Direction:
Copy exactly, and only, the lines below from the first through the one containing "(0,0) rectangle (774,410);", both included; pictures are omitted.

Dataset content:
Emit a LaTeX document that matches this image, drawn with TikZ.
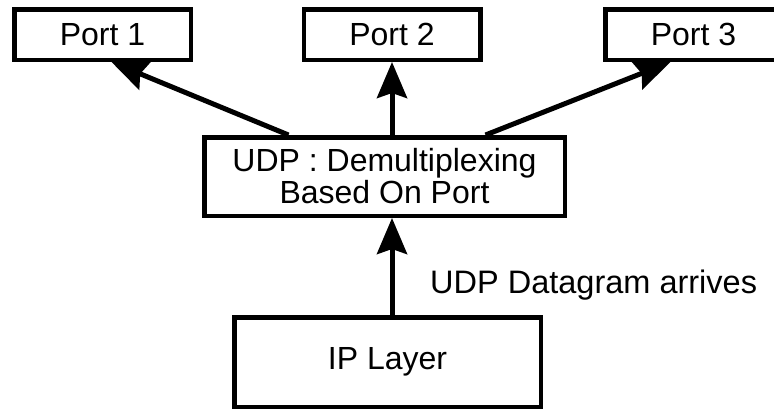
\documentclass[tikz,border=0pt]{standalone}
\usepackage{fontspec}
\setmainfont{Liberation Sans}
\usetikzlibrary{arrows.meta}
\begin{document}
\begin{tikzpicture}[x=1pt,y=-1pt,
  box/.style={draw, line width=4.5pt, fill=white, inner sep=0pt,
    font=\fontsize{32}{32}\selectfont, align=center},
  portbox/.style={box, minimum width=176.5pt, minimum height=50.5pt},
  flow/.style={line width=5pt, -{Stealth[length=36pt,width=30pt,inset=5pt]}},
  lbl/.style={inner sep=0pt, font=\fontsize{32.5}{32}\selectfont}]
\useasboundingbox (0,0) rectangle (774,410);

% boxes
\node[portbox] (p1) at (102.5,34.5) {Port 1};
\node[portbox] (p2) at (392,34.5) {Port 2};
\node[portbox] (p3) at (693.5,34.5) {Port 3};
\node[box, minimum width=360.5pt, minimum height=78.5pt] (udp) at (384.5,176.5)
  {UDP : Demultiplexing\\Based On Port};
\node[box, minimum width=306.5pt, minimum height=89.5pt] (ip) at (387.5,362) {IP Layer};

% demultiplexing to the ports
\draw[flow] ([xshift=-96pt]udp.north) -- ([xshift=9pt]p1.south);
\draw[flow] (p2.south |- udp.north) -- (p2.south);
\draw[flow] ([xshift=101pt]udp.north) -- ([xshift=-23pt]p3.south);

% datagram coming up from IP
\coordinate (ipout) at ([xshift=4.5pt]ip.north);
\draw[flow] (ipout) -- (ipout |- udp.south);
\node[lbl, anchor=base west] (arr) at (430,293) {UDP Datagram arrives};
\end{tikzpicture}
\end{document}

Exercise response:
Emit a LaTeX document that matches this image, drawn with TikZ.
\documentclass[tikz,border=0pt]{standalone}
\usepackage{fontspec}
\setmainfont{Liberation Sans}
\usetikzlibrary{arrows.meta}
\begin{document}
\begin{tikzpicture}[x=1pt,y=-1pt,
  box/.style={draw, line width=4.5pt, fill=white, inner sep=0pt,
    font=\fontsize{32}{32}\selectfont, align=center},
  portbox/.style={box, minimum width=176.5pt, minimum height=50.5pt},
  flow/.style={line width=5pt, -{Stealth[length=36pt,width=30pt,inset=5pt]}},
  lbl/.style={inner sep=0pt, font=\fontsize{32.5}{32}\selectfont}]
\useasboundingbox (0,0) rectangle (774,410);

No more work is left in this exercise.